Transferring Losses to a Spouse who has Capital Gains
In certain cases you can use the superficial loss rules to transfer a capital loss you cannot use to your spouse. This is complicated and should not be undertaken without first obtaining professional advice.
While most people are typically looking at tax-loss selling at this time of year, you may also want to consider selling stocks with gains to net-off against capital losses, for marginal tax rate planning, charitable purposes (see below) or other reasons.
Donation of Marketable Securities
If you wish to make a charitable donation, a great way to be altruistic and save tax is to donate a non-registered marketable security that has gone up in value. As discussed in this blog post, when you donate qualifying securities, the capital gain is not taxable and you get the charitable tax credit. Please read the blog post for more details.
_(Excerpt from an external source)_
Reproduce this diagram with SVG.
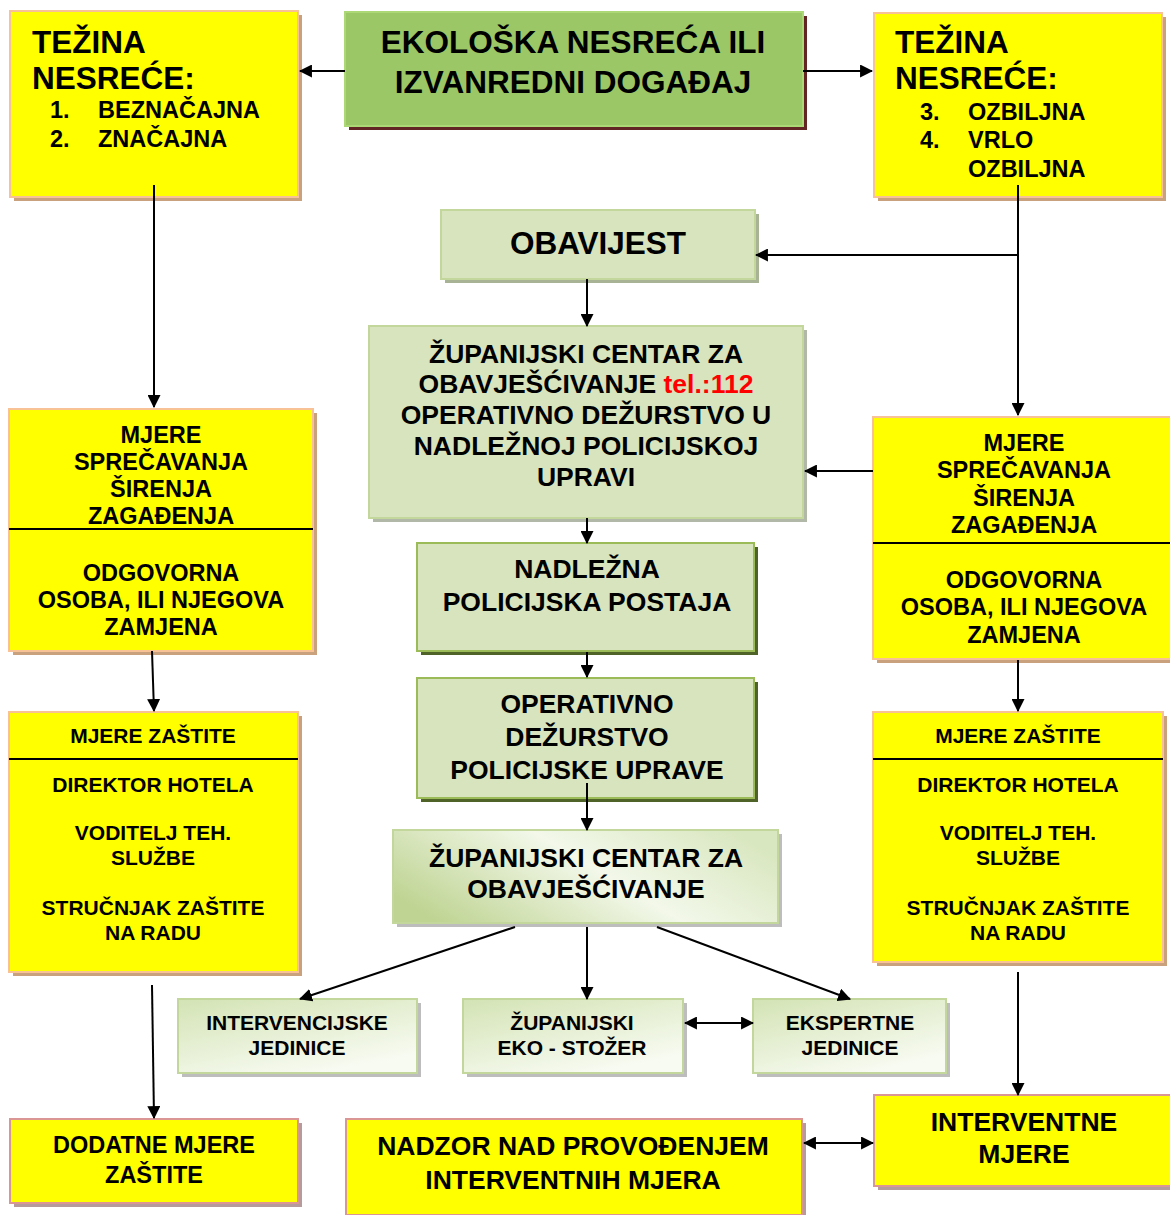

It is important to ensure that any 2022 tax planning trade is executed by the settlement date, which my understanding is the trade date plus two days (U.S. exchanges may be different). See this excellent summary for a discussion of the difference between what is the trade date and what is the settlement date. The summary also includes the 2022 settlement dates for Canada and the U.S. which are both December 28th this year.
Corporations - Passive Income Rules
If you intend to tax gain/loss sell in your corporation, keep in mind the passive income rules. This will likely require you to speak to your accountant to determine whether a realized gain or loss would be more effective in a future year (to reduce the potential small business deduction clawback) than in the current year.
As discussed above, there are a multitude of factors to consider when tax gain/loss selling. It would therefore be prudent to start planning now with your advisors, so that you can consider all your options rather than frantically selling at the last minute.